Data segment:
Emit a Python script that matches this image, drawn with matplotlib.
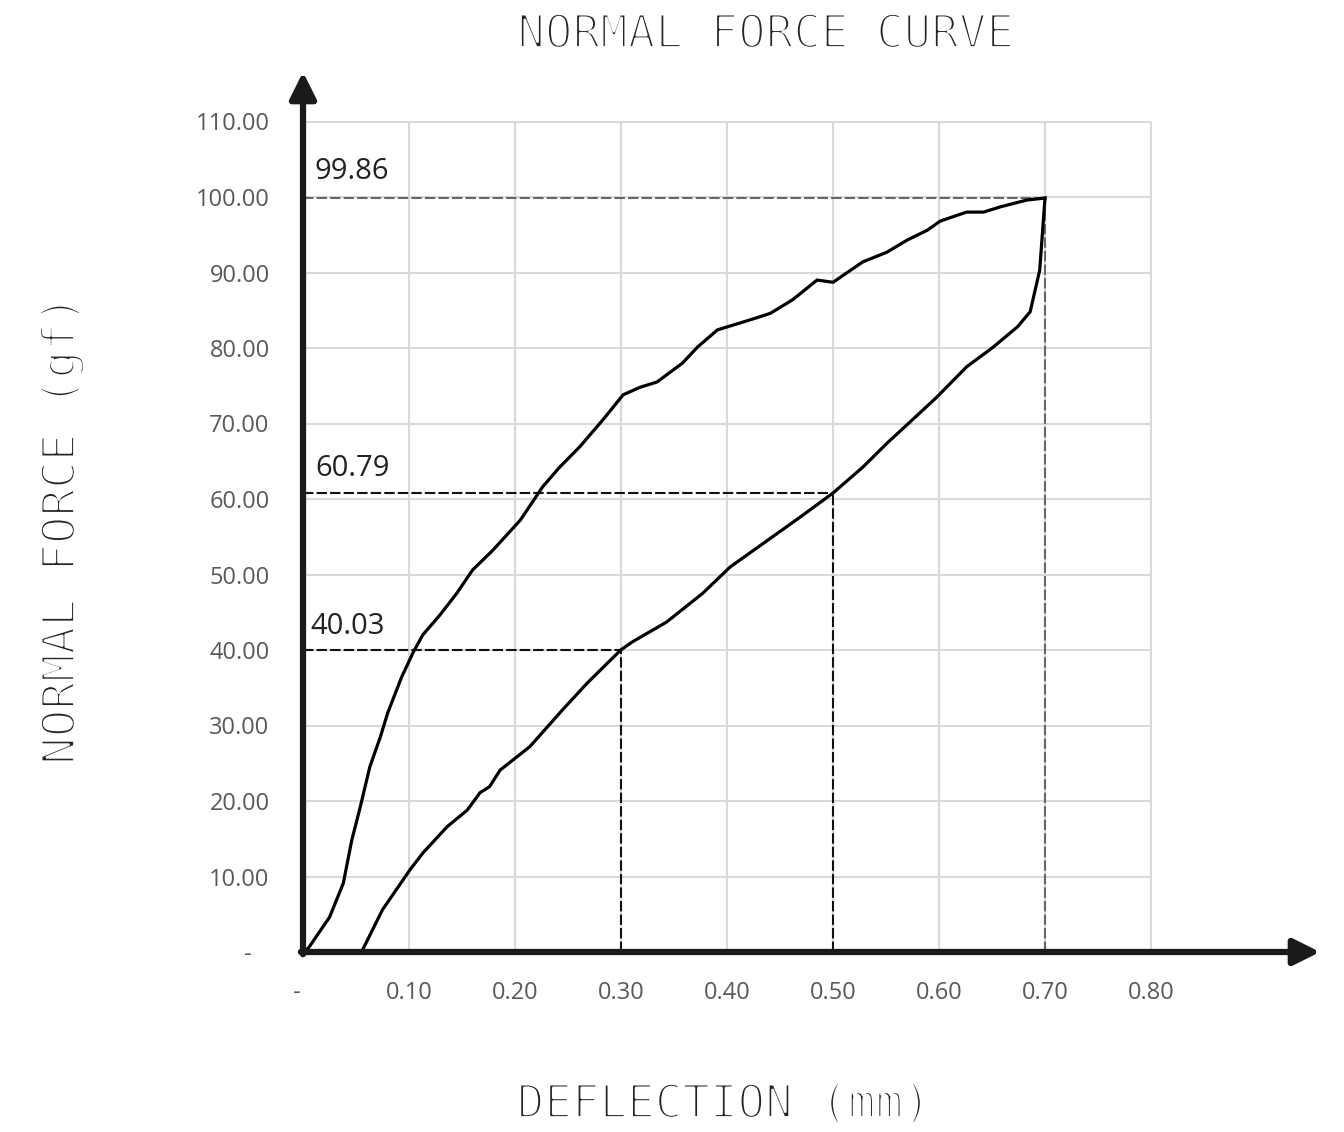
import matplotlib
matplotlib.use("Agg")
import matplotlib.pyplot as plt
from matplotlib import font_manager
import matplotlib.patheffects as pe

# loading curve (upper branch)
load_x = [0, 0.005, 0.025, 0.038, 0.046, 0.054, 0.063, 0.073, 0.080, 0.093, 0.104, 0.113,
          0.129, 0.145, 0.160, 0.179, 0.205, 0.226, 0.242, 0.261, 0.283, 0.302, 0.318,
          0.334, 0.358, 0.372, 0.391, 0.412, 0.428, 0.441, 0.462, 0.485, 0.500, 0.528,
          0.551, 0.570, 0.589, 0.601, 0.626, 0.642, 0.658, 0.683, 0.700]
load_y = [0, 0.5, 4.6, 9.1, 14.8, 19.2, 24.5, 28.5, 31.7, 36.4, 39.7, 42.0,
          44.6, 47.5, 50.6, 53.2, 57.2, 61.6, 64.2, 66.9, 70.5, 73.8, 74.8,
          75.5, 78.0, 80.1, 82.4, 83.3, 84.0, 84.6, 86.4, 89.0, 88.7, 91.4,
          92.7, 94.3, 95.6, 96.8, 98.0, 98.0, 98.7, 99.6, 99.86]

# unloading curve (lower branch)
unload_x = [0.700, 0.695, 0.686, 0.674, 0.651, 0.626, 0.598, 0.575, 0.551, 0.528, 0.500,
            0.469, 0.428, 0.403, 0.377, 0.343, 0.311, 0.300, 0.268, 0.245, 0.214, 0.186,
            0.176, 0.167, 0.155, 0.136, 0.113, 0.101, 0.075, 0.057, 0.055]
unload_y = [99.86, 90.3, 84.8, 82.8, 80.1, 77.5, 73.5, 70.5, 67.4, 64.2, 60.79,
            57.6, 53.5, 51.0, 47.5, 43.7, 41.1, 40.03, 35.6, 32.1, 27.2, 24.1,
            21.9, 21.1, 18.8, 16.6, 13.1, 10.9, 5.6, 0.5, 0]

# marked points: (deflection, force)
marks_x = [0.70, 0.50, 0.30]
marks_y = [99.86, 60.79, 40.03]
mark_labels = ["99.86", "60.79", "40.03"]

x_ticks = [0, 0.1, 0.2, 0.3, 0.4, 0.5, 0.6, 0.7, 0.8]
x_ticklabels = ["-  ", "0.10", "0.20", "0.30", "0.40", "0.50", "0.60", "0.70", "0.80"]
y_ticks = [0, 10, 20, 30, 40, 50, 60, 70, 80, 90, 100, 110]
y_ticklabels = ["-   "] + ["%.2f" % v for v in y_ticks[1:]]

names = {f.name for f in font_manager.fontManager.ttflist}
label_font = "Open Sans" if "Open Sans" in names else "DejaVu Sans"

fig = plt.figure(figsize=(13.44, 11.32), dpi=100)
ax = fig.add_axes([303 / 1344, 1 - 952 / 1132, (1320 - 303) / 1344, (952 - 72) / 1132])
xmax = (1320 - 303) / 1060
ymax = (952 - 72) / 7.55
ax.set_xlim(0, xmax)
ax.set_ylim(0, ymax)
for s in ax.spines.values():
    s.set_visible(False)

# grid only inside 0..0.8 / 0..110
grid_c = "#d9d9d9"
ax.vlines(x_ticks[1:], 0, 110, color=grid_c, lw=1.5, zorder=1)
ax.hlines(y_ticks[1:], 0, 0.8, color=grid_c, lw=1.5, zorder=1)

# dashed guide lines
for i, (mx, my) in enumerate(zip(marks_x, marks_y)):
    c = "#666666" if i == 0 else "#111111"
    ax.plot([0, mx], [my, my], color=c, lw=1.5, ls=(0, (5, 1.5)), zorder=2)
    ax.plot([mx, mx], [0, my], color=c, lw=1.5, ls=(0, (5, 1.5)), zorder=2)

lbl_pos = [(0.011, 103.4), (0.012, 64.0), (0.007, 43.1)]
for (lx, ly), t in zip(lbl_pos, mark_labels):
    ax.text(lx, ly, t, fontsize=21, family=label_font, color="#222222",
            ha="left", va="center", zorder=4)

ax.plot(load_x, load_y, color="black", lw=2.3, zorder=3)
ax.plot(unload_x, unload_y, color="black", lw=2.3, zorder=3)

# thick arrow axes
arrow = dict(arrowstyle="-|>,head_length=0.8,head_width=0.4", lw=4.5,
             color="#1a1a1a", shrinkA=0, shrinkB=0, mutation_scale=20)
ax.annotate("", xy=(xmax, 0), xytext=(-0.002, 0), arrowprops=arrow,
            annotation_clip=False, zorder=5)
ax.annotate("", xy=(0, ymax), xytext=(0, -0.3), arrowprops=arrow,
            annotation_clip=False, zorder=5)

ax.set_xticks(x_ticks)
ax.set_xticklabels(x_ticklabels)
ax.set_yticks(y_ticks)
ax.set_yticklabels(y_ticklabels)
ax.tick_params(axis="both", length=0, labelsize=17, labelcolor="#595959")
ax.tick_params(axis="x", pad=21)
ax.tick_params(axis="y", pad=24)
for t in ax.get_xticklabels() + ax.get_yticklabels():
    t.set_family(label_font)

# CAD-like monospace titles, thinned with a white outline
thin = [pe.Stroke(linewidth=2.0, foreground="white")]
tkw = dict(fontsize=33, family="DejaVu Sans Mono", color="#262626", path_effects=thin)
fig.text(766 / 1344, 1 - 35 / 1132, "NORMAL FORCE CURVE", ha="center", va="center", **tkw)
fig.text(724 / 1344, 1 - 1105 / 1132, "DEFLECTION (mm)", ha="center", va="center", **tkw)
fig.text(62 / 1344, 1 - 530 / 1132, "NORMAL FORCE (gf)", ha="center", va="center",
         rotation=90, **tkw)

fig.savefig("out.png", dpi=100)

Task brief: Exactly reproduce the run of lines from the start of the listing through the line with "s.set_visible(False)", inclusive; pictures are not copied.

Full answer:
Emit a Python script that matches this image, drawn with matplotlib.
import matplotlib
matplotlib.use("Agg")
import matplotlib.pyplot as plt
from matplotlib import font_manager
import matplotlib.patheffects as pe

# loading curve (upper branch)
load_x = [0, 0.005, 0.025, 0.038, 0.046, 0.054, 0.063, 0.073, 0.080, 0.093, 0.104, 0.113,
          0.129, 0.145, 0.160, 0.179, 0.205, 0.226, 0.242, 0.261, 0.283, 0.302, 0.318,
          0.334, 0.358, 0.372, 0.391, 0.412, 0.428, 0.441, 0.462, 0.485, 0.500, 0.528,
          0.551, 0.570, 0.589, 0.601, 0.626, 0.642, 0.658, 0.683, 0.700]
load_y = [0, 0.5, 4.6, 9.1, 14.8, 19.2, 24.5, 28.5, 31.7, 36.4, 39.7, 42.0,
          44.6, 47.5, 50.6, 53.2, 57.2, 61.6, 64.2, 66.9, 70.5, 73.8, 74.8,
          75.5, 78.0, 80.1, 82.4, 83.3, 84.0, 84.6, 86.4, 89.0, 88.7, 91.4,
          92.7, 94.3, 95.6, 96.8, 98.0, 98.0, 98.7, 99.6, 99.86]

# unloading curve (lower branch)
unload_x = [0.700, 0.695, 0.686, 0.674, 0.651, 0.626, 0.598, 0.575, 0.551, 0.528, 0.500,
            0.469, 0.428, 0.403, 0.377, 0.343, 0.311, 0.300, 0.268, 0.245, 0.214, 0.186,
            0.176, 0.167, 0.155, 0.136, 0.113, 0.101, 0.075, 0.057, 0.055]
unload_y = [99.86, 90.3, 84.8, 82.8, 80.1, 77.5, 73.5, 70.5, 67.4, 64.2, 60.79,
            57.6, 53.5, 51.0, 47.5, 43.7, 41.1, 40.03, 35.6, 32.1, 27.2, 24.1,
            21.9, 21.1, 18.8, 16.6, 13.1, 10.9, 5.6, 0.5, 0]

# marked points: (deflection, force)
marks_x = [0.70, 0.50, 0.30]
marks_y = [99.86, 60.79, 40.03]
mark_labels = ["99.86", "60.79", "40.03"]

x_ticks = [0, 0.1, 0.2, 0.3, 0.4, 0.5, 0.6, 0.7, 0.8]
x_ticklabels = ["-  ", "0.10", "0.20", "0.30", "0.40", "0.50", "0.60", "0.70", "0.80"]
y_ticks = [0, 10, 20, 30, 40, 50, 60, 70, 80, 90, 100, 110]
y_ticklabels = ["-   "] + ["%.2f" % v for v in y_ticks[1:]]

names = {f.name for f in font_manager.fontManager.ttflist}
label_font = "Open Sans" if "Open Sans" in names else "DejaVu Sans"

fig = plt.figure(figsize=(13.44, 11.32), dpi=100)
ax = fig.add_axes([303 / 1344, 1 - 952 / 1132, (1320 - 303) / 1344, (952 - 72) / 1132])
xmax = (1320 - 303) / 1060
ymax = (952 - 72) / 7.55
ax.set_xlim(0, xmax)
ax.set_ylim(0, ymax)
for s in ax.spines.values():
    s.set_visible(False)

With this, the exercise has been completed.